I can attest to the pheasants, I almost hit one a block before Conner while driving to my now closed plant on Conner and Charlevoix........Thats the same neighborhood where I would release possums on the way to work that I trapped around my house
The plant's storage yard has always had pheasants running around in there..........
Ridiculous story. The first thing that will happen is a soil test that will dictate that there will be no farming on most of that land. Next is that the inner city folks won’t show up to do that “slave” labor.
And most important of all. Michigan is primarily rural. What isn’t swamp or forest is already farmland.
Now he and his type celebrate it as a solution??????/
I'm confused?
Why not build a bunch of job-creating maximum-security terrorist prisons?
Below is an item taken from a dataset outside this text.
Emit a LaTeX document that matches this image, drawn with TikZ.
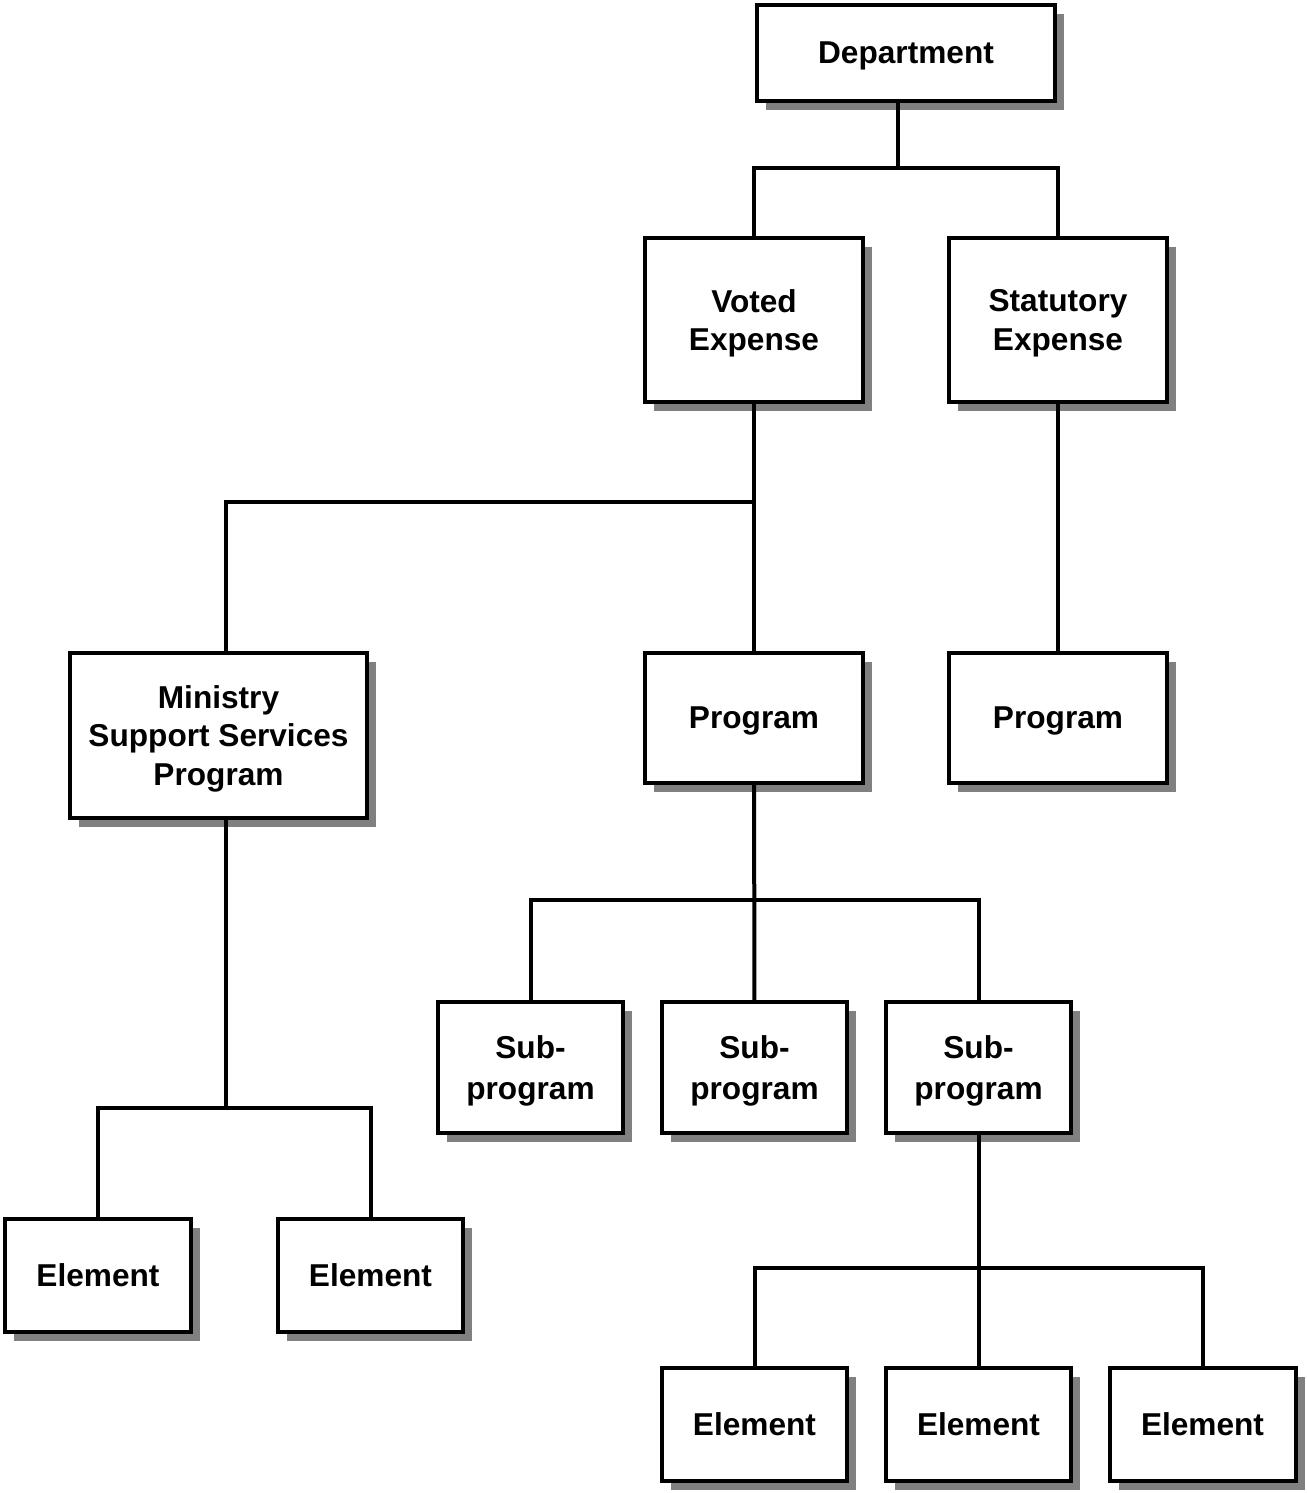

fantastic returnng Gaia to pre colonial bliss
2010 thru 2020 = Urban Deconstruction Grant
Either way you pay.
Exactly, exactly, and exactly.
My father in 1937 at age 19 went to work at Revere Copper. That same year, he came back home via the train and saw the dirt being turned over near Toledo and said he could do that and do better. In Pennsylvania, he did. He farmed the best land available at the time and then bought it. And he paid cash. Can you imagine that? No Goldman Sachs, no JP Morgan, Nothing. He wouldn’t have anything to do with this these ___s.
As he said before he died, “I’m glad I lived the last 80 years and not the next 80 years”. How I miss him and people like him. We have few like him today.
He was so right.
Plenty of $hit there so stuff should grow pretty good. Problem is, it requires work to plant, water and then pick it so that won’t happen.
I would imagine that the soil in Detroit is loaded with PCBs and other contaminants, so any large scale farming would be subject to immediate “environmental racism” lawsuits.
Also, the local “community organizers” would call the hiring of local labor a “sharecropper arrangement” and there would be no hope for anything.
It’s pathetic that these guys can’t come up with a better idea than this. Apparently, turning Detroit into farmland comes above shutting down the unions to these fools.